Problem details:
In the records that follow, show each line where the word "with" is present.

Charts and diagrams as code:

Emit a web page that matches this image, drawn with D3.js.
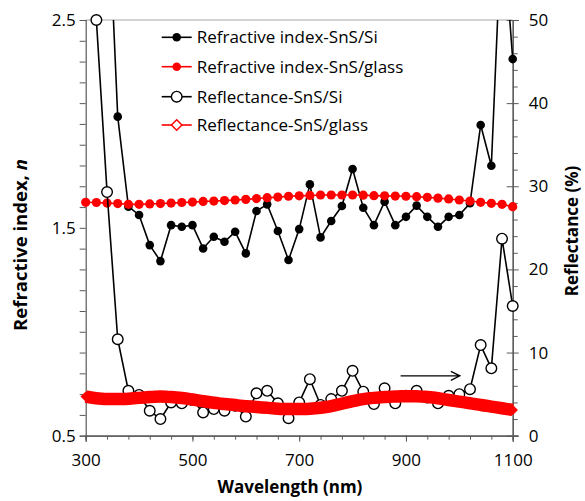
<!DOCTYPE html>
<meta charset="utf-8">
<script src="https://d3js.org/d3.v7.min.js"></script>
<style>
  body { margin: 0; background: #fff; }
  text { font-family: "Open Sans", "Noto Sans", sans-serif; }
</style>
<svg width="585" height="501"></svg>
<script>

    // wavelengths (nm) for each series
    const wlNSi = d3.range(340, 1101, 20);
    const wlNGlass = d3.range(300, 1101, 20);
    const wlRSi = d3.range(320, 1101, 20);
    const wlRGlass = d3.range(300, 1101, 10);

    // refractive index, SnS on Si
    const nSi = [3.2, 2.035, 1.602, 1.562, 1.417, 1.340, 1.513, 1.505, 1.513, 1.401,
        1.457, 1.433, 1.481, 1.377, 1.581, 1.613, 1.485, 1.345, 1.494, 1.709,
        1.454, 1.533, 1.605, 1.783, 1.597, 1.513, 1.626, 1.513, 1.553, 1.607,
        1.553, 1.505, 1.553, 1.562, 1.618, 1.995, 1.799, 3.0, 2.312];

    // refractive index, SnS on glass
    const nGlass = [1.623, 1.622, 1.619, 1.617, 1.613, 1.613, 1.615, 1.617, 1.619, 1.622,
        1.624, 1.627, 1.629, 1.631, 1.634, 1.637, 1.641, 1.645, 1.648, 1.652,
        1.654, 1.656, 1.658, 1.658, 1.658, 1.658, 1.657, 1.655, 1.654, 1.653,
        1.652, 1.650, 1.647, 1.643, 1.639, 1.634, 1.629, 1.623, 1.618, 1.613, 1.602];

    // reflectance (%), SnS on Si
    const rSi = [50, 29.3, 11.6, 5.4, 4.9, 3.0, 2.0, 4.0, 3.9, 4.3,
        2.8, 3.2, 3.0, 3.6, 2.3, 5.1, 5.4, 3.9, 2.1, 4.0,
        6.8, 3.7, 4.4, 5.4, 7.8, 5.3, 3.8, 5.7, 3.9, 4.8,
        5.4, 4.6, 3.9, 4.8, 5.0, 5.6, 10.9, 8.1, 23.7, 15.6];

    // reflectance (%), SnS on glass
    const rGlass = [4.7, 4.6, 4.5, 4.45, 4.4, 4.4, 4.4, 4.4, 4.45, 4.5,
        4.55, 4.6, 4.65, 4.7, 4.7, 4.7, 4.65, 4.6, 4.55, 4.45,
        4.35, 4.25, 4.15, 4.05, 3.95, 3.9, 3.8, 3.75, 3.7, 3.6,
        3.55, 3.5, 3.45, 3.4, 3.35, 3.3, 3.25, 3.2, 3.2, 3.2,
        3.2, 3.2, 3.25, 3.3, 3.35, 3.45, 3.55, 3.7, 3.85, 4.0,
        4.15, 4.3, 4.4, 4.5, 4.55, 4.6, 4.65, 4.7, 4.7, 4.75,
        4.75, 4.75, 4.75, 4.7, 4.65, 4.6, 4.5, 4.4, 4.3, 4.2,
        4.1, 4.0, 3.9, 3.8, 3.7, 3.6, 3.5, 3.4, 3.3, 3.2, 3.1];

    const xLabels = [300, 500, 700, 900, 1100];
    const nLabels = [0.5, 1.5, 2.5];
    const rLabels = [0, 10, 20, 30, 40, 50];
    const legendNames = ["Refractive index-SnS/Si", "Refractive index-SnS/glass",
        "Reflectance-SnS/Si", "Reflectance-SnS/glass"];

    const svg = d3.select("svg");
    const pLeft = 85.7, pRight = 512.7, pTop = 20, pBottom = 435.7;

    const x = d3.scaleLinear().domain([300, 1100]).range([pLeft, pRight]);
    const yN = d3.scaleLinear().domain([0.5, 2.5]).range([pBottom, pTop]);
    const yR = d3.scaleLinear().domain([0, 50]).range([pBottom, pTop]);

    const axisColor = "#595959";

    svg.append("defs").append("clipPath").attr("id", "plot")
        .append("rect").attr("x", pLeft - 10).attr("y", pTop)
        .attr("width", pRight - pLeft + 20).attr("height", pBottom - pTop + 10);

    // top border
    svg.append("line").attr("x1", pLeft).attr("x2", pRight).attr("y1", pTop).attr("y2", pTop)
        .attr("stroke", "#a6a6a6").attr("stroke-width", 1);

    // axes
    const fmtN = d => nLabels.some(v => Math.abs(v - d) < 1e-6) ? d3.format(".1f")(d) : "";

    svg.append("g").attr("transform", "translate(0," + pBottom + ")")
        .call(d3.axisBottom(x).tickValues(d3.range(300, 1101, 40)).tickSize(4).tickFormat(""));
    svg.append("g").attr("transform", "translate(0," + pBottom + ")")
        .call(d3.axisBottom(x).tickValues(xLabels).tickSize(6).tickPadding(12).tickFormat(d3.format("d")));

    svg.append("g").attr("transform", "translate(" + pLeft + ",0)")
        .call(d3.axisLeft(yN).tickValues(d3.range(5, 26).map(v => v / 10)).tickSize(6).tickPadding(4).tickFormat(fmtN));

    svg.append("g").attr("transform", "translate(" + pRight + ",0)")
        .call(d3.axisRight(yR).tickValues(d3.range(0, 51, 2).filter(v => v % 10)).tickSize(5).tickFormat(""));
    const gr = svg.append("g").attr("transform", "translate(" + pRight + ",0)")
        .call(d3.axisRight(yR).tickValues(rLabels).tickSize(6).tickPadding(10).tickFormat(d3.format("d")));
    gr.selectAll(".tick line").attr("x1", -6);

    svg.selectAll(".domain").attr("stroke", axisColor).attr("stroke-width", 1.2);
    svg.selectAll(".tick line").attr("stroke", axisColor);
    svg.selectAll(".tick text").attr("font-size", "17px").attr("fill", "#000")
        .style("font-family", "'Open Sans', sans-serif");

    // axis titles
    svg.append("text").attr("x", 290).attr("y", 493).attr("text-anchor", "middle")
        .attr("font-size", "17px").attr("font-weight", "bold").text("Wavelength (nm)");

    const tl = svg.append("text").attr("transform", "translate(27,245) rotate(-90)")
        .attr("text-anchor", "middle").attr("font-size", "18.5px").attr("font-weight", "bold");
    tl.append("tspan").text("Refractive index, ");
    tl.append("tspan").attr("font-style", "italic").text("n");

    svg.append("text").attr("transform", "translate(578,231) rotate(-90)")
        .attr("text-anchor", "middle").attr("font-size", "17px").attr("font-weight", "bold")
        .text("Reflectance (%)");

    const plot = svg.append("g");
    const clipped = plot.append("g").attr("clip-path", "url(#plot)");

    // series 1: n SnS/Si
    const ptsNSi = wlNSi.map((w, i) => [w, nSi[i]]);
    clipped.append("path").datum(ptsNSi)
        .attr("d", d3.line().x(d => x(d[0])).y(d => yN(d[1])))
        .attr("fill", "none").attr("stroke", "#000").attr("stroke-width", 1.6);
    plot.append("g").selectAll("circle").data(ptsNSi.filter(d => d[1] <= 2.5)).join("circle")
        .attr("cx", d => x(d[0])).attr("cy", d => yN(d[1])).attr("r", 4.3).attr("fill", "#000");

    // series 2: n SnS/glass
    const ptsNGlass = wlNGlass.map((w, i) => [w, nGlass[i]]);
    clipped.append("path").datum(ptsNGlass)
        .attr("d", d3.line().x(d => x(d[0])).y(d => yN(d[1])))
        .attr("fill", "none").attr("stroke", "#f00").attr("stroke-width", 1.6);
    plot.append("g").selectAll("circle").data(ptsNGlass).join("circle")
        .attr("cx", d => x(d[0])).attr("cy", d => yN(d[1])).attr("r", 4.6).attr("fill", "#f00");

    // series 3: R SnS/Si
    const ptsRSi = wlRSi.map((w, i) => [w, rSi[i]]);
    const g3 = plot.append("g");
    g3.append("path").datum(ptsRSi)
        .attr("clip-path", "url(#plot)")
        .attr("d", d3.line().x(d => x(d[0])).y(d => yR(d[1])))
        .attr("fill", "none").attr("stroke", "#000").attr("stroke-width", 1.6);
    g3.selectAll("circle").data(ptsRSi).join("circle")
        .attr("cx", d => x(d[0])).attr("cy", d => yR(d[1])).attr("r", 5.3)
        .attr("fill", "#fff").attr("stroke", "#000").attr("stroke-width", 1.4);

    // series 4: R SnS/glass (dense diamonds form a thick band)
    const ptsRGlass = wlRGlass.map((w, i) => [w, rGlass[i]]);
    const g4 = plot.append("g");
    g4.append("path").datum(ptsRGlass)
        .attr("d", d3.line().curve(d3.curveBasis).x(d => x(d[0])).y(d => yR(d[1])))
        .attr("fill", "none").attr("stroke", "#f00").attr("stroke-width", 12.5)
        .attr("stroke-linejoin", "round");
    g4.selectAll("path.rg").data(ptsRGlass).join("path").attr("class", "rg")
        .attr("transform", d => "translate(" + x(d[0]) + "," + yR(d[1]) + ")")
        .attr("d", d3.symbol(d3.symbolDiamond2, 70))
        .attr("fill", "#f00");

    // arrow annotation
    const ay = yR(7.2), ax1 = x(890), ax2 = x(1001);
    svg.append("path")
        .attr("d", "M" + ax1 + "," + ay + "H" + ax2 + "M" + (ax2 - 9) + "," + (ay - 4.5) + "L" + ax2 + "," + ay + "L" + (ax2 - 9) + "," + (ay + 4.5))
        .attr("fill", "none").attr("stroke", "#000").attr("stroke-width", 1.3);

    // legend
    const legY = [37.3, 66.7, 96.7, 125];
    const lg = svg.append("g");
    legendNames.forEach((name, i) => {
        const color = (i % 2) ? "#f00" : "#000";
        const y = legY[i];
        lg.append("line").attr("x1", 161.7).attr("x2", 191.7).attr("y1", y).attr("y2", y)
            .attr("stroke", color).attr("stroke-width", 1.6);
        if (i < 2) {
            lg.append("circle").attr("cx", 176.7).attr("cy", y).attr("r", 4.3).attr("fill", color);
        } else if (i === 2) {
            lg.append("circle").attr("cx", 176.7).attr("cy", y).attr("r", 5.3)
                .attr("fill", "#fff").attr("stroke", "#000").attr("stroke-width", 1.4);
        } else {
            lg.append("path").attr("transform", "translate(176.7," + y + ")")
                .attr("d", d3.symbol(d3.symbolDiamond2, 70))
                .attr("fill", "#fff").attr("stroke", "#f00").attr("stroke-width", 1.5);
        }
        lg.append("text").attr("x", 196.7).attr("y", y).attr("dy", "0.35em")
            .attr("font-size", "17px").text(name);
    });

</script>
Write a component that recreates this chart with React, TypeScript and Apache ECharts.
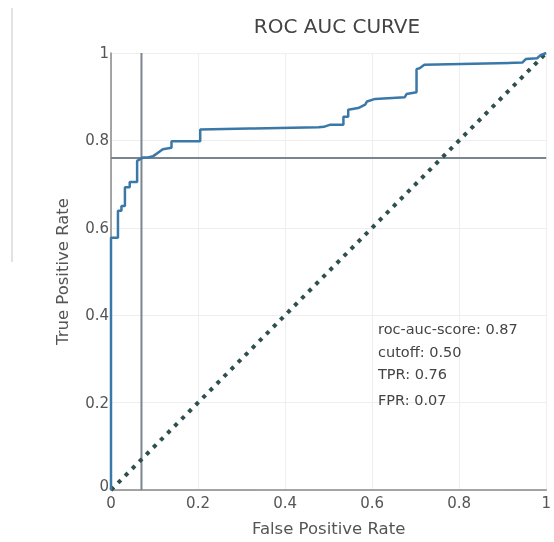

Answer to this exercise:
Emit a web page that matches this image, drawn with D3.js.
Write a component that recreates this chart with React, TypeScript and Apache ECharts.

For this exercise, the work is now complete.